Reacting to the refuse situation in Calabar, the General Manager, Cross River Waste Management Board, Mr. Sunday Oko: “It is not true that refuse is everywhere in Calabar. We had issues, but that has been resolved. If you have 100 per cent and we have done more than 60 per cent we have done well. If you move around the city, you will realise that we have done more than 60 per cent. Otop Abasi is the headquarters of the trailers that bring carrots, sugar cane, and other items to Calabar. Thought you have gone to Bateba, Amika Utuk, Bakery by Uwanse, Uwanse Market, Ikot Ishie by Akai street, Edibe Edibe, Charmley, White House, Jebs, we have cleared those areas. I have not finished, but I have done more than 60 per cent.

I know the places I have not touched. We are in the field and still working. We have not stopped evacuation. It is not just possible that everywhere in Calabar is clean. We have written to the Hausa community to keep their environment clean. The volume of waste they generate there is beyond manual labour. We must bring a Pell Loader to evacuate refuse in that place. That is our main target”.
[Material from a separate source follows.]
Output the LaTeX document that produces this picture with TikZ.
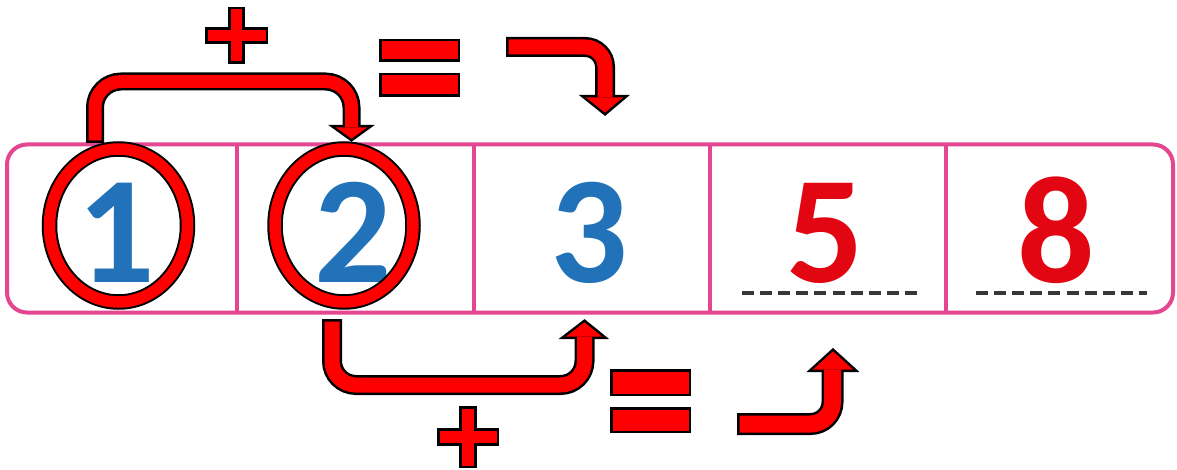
\documentclass[tikz,border=0pt]{standalone}
\usepackage{fontspec}
\setmainfont{Carlito}
\usetikzlibrary{shapes.geometric}
\definecolor{pinkline}{RGB}{228,70,143}
\definecolor{digblue}{RGB}{34,114,185}
\definecolor{digred}{RGB}{226,6,19}
\definecolor{arrred}{RGB}{255,0,0}
\definecolor{dashgray}{RGB}{55,55,55}
% #1 outer width, #2 red width, #3 radius, #4 band path, #5 head triangle
\newcommand\fatarrow[5]{%
  \draw[headblack] #5 -- cycle;
  \draw[draw=black, line width=#1pt, rounded corners=#3pt, shorten <=-2.5pt] #4;
  \draw[draw=arrred, line width=#2pt, rounded corners=#3pt] #4;
  \fill[arrred] #5 -- cycle;
}
% #1 cx, #2 cy, #3 half length x, #4 half length y, #5 half thickness
\newcommand\plussign[5]{%
  \draw[symb] (#1-#5,#2-#4) -- (#1+#5,#2-#4) -- (#1+#5,#2-#5) -- (#1+#3,#2-#5)
    -- (#1+#3,#2+#5) -- (#1+#5,#2+#5) -- (#1+#5,#2+#4) -- (#1-#5,#2+#4)
    -- (#1-#5,#2+#5) -- (#1-#3,#2+#5) -- (#1-#3,#2-#5) -- (#1-#5,#2-#5) -- cycle;
}
\begin{document}
\begin{tikzpicture}[x=1pt,y=-1pt,
  headblack/.style={draw=black, line width=5pt, line join=miter},
  symb/.style={draw=black, fill=arrred, line width=2.5pt, line join=miter},
  digit/.style={font=\fontsize{153}{153}\selectfont\bfseries, anchor=base, inner sep=0pt},
  ring/.style={ellipse, draw=black, double=arrred, double distance=11.5pt, line width=2pt,
    minimum width=138pt, minimum height=153pt, inner sep=0pt},
  divider/.style={draw=pinkline, line width=4pt},
  answerline/.style={draw=dashgray, line width=4.5pt, dash pattern=on 12pt off 6.1pt}]
\fill[white] (0,0) rectangle (1177,470);
\useasboundingbox (0,0) rectangle (1177,470);

% strip of cells
\node[draw=pinkline, line width=4pt, rounded corners=20pt, minimum width=1166pt,
  minimum height=168pt, inner sep=0pt] (strip) at (590,228.5) {};
\draw[divider] (237,144.5) -- (237,312.5);
\draw[divider] (473.5,144.5) -- (473.5,312.5);
\draw[divider] (709.5,144.5) -- (709.5,312.5);
\draw[divider] (945.5,144.5) -- (945.5,312.5);

% digits
\node[digit, text=digblue] (d1) at (116.5,282) {1};
\node[digit, text=digblue] (d2) at (353,282) {2};
\node[digit, text=digblue] (d3) at (589,282) {3};
\node[digit, text=digred] (d5) at (825.5,282) {5};
\node[digit, text=digred] (d8) at (1056,282) {8};

% answer lines
\draw[answerline] (742,293) -- (917,293);
\draw[answerline] (976,293) -- (1147,293);

% rings
\node[ring] (e1) at (118.5,225.5) {};
\node[ring] (e2) at (344,225.5) {};

% arrows
\fatarrow{18}{13}{26}{(95,140.5) -- (95,81.5) -- (351.5,81.5) -- (351.5,127.5)}
  {(336,127.5) -- (367,127.5) -- (351.5,138.7)}
\fatarrow{20}{15}{20}{(508.5,47) -- (605,47) -- (605,97.5)}
  {(586,97.5) -- (623,97.5) -- (605,112.7)}
\fatarrow{20}{15}{24}{(332,321.5) -- (332,385) -- (584.5,385) -- (584.5,336.5)}
  {(566,336.5) -- (602,336.5) -- (584.5,322.3)}
\fatarrow{22}{17}{22}{(739.5,424) -- (832.5,424) -- (832.5,369.5)}
  {(813,369.5) -- (853,369.5) -- (833,351.3)}

% plus and equals signs
\plussign{236.5}{35.5}{30.25}{27.25}{7}
\plussign{468}{437}{29.75}{29.75}{7.5}
\draw[symb] (380.25,40.25) rectangle (458.75,60.75);
\draw[symb] (380.25,74.25) rectangle (458.75,95.75);
\draw[symb] (611.25,370.25) rectangle (689.75,394.75);
\draw[symb] (611.25,408.25) rectangle (689.75,431.75);
\end{tikzpicture}
\end{document}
“ We have evacuated garbage in Mbukpa. We put up a ribbon, but we are in the rainy season and we have lots of corn, pears, and everything coming in. We are evacuating them from street to street. We cannot tell residents not to drop their waste. Between the time we had issues and now, is it the same volume? As we go round, we try to cover everywhere that refuse heaps are dumped. You cannot prevent people from dumping their refuse on the streets. We work every day. If I clear Watt Market today and I go back the next morning, I will find new heaps. It is a daily thing. Don’t you see our trucks everyday on the street?”

When asked about the solution to the problem, Oko said: “The only solution is to continue to evacuate. I cannot prevent people from dumping. We do clear the markets but you know that the volume of refuse generated in the market in only one day. We plan our day. If we clear Bogobiri today, tomorrow you don’t expect us to come to Bogobiri again. As you are coming back you are coming to meet refuse. We should be appreciated for the much we have done. This is the rainy season. There is nowhere we can go around Calabar without seeing refuse heaps. This does not mean we are not working. We are working.

“When we had issues for two weeks, we did not work. We have resolved those issues and we are working. We have many trucks to use and we have people on the ground. This is the rainy season and every crop is in the market. You don’t compare this period to the dry season when people don’t eat much. Now people are eating well. If people are not eating, they will not generate waste for you to evacuate daily. Otop Abasi is a flash point and we are planning to attack it. We need about 10 trucks to come to Otop Abasi and two Pell Loaders. We are working.”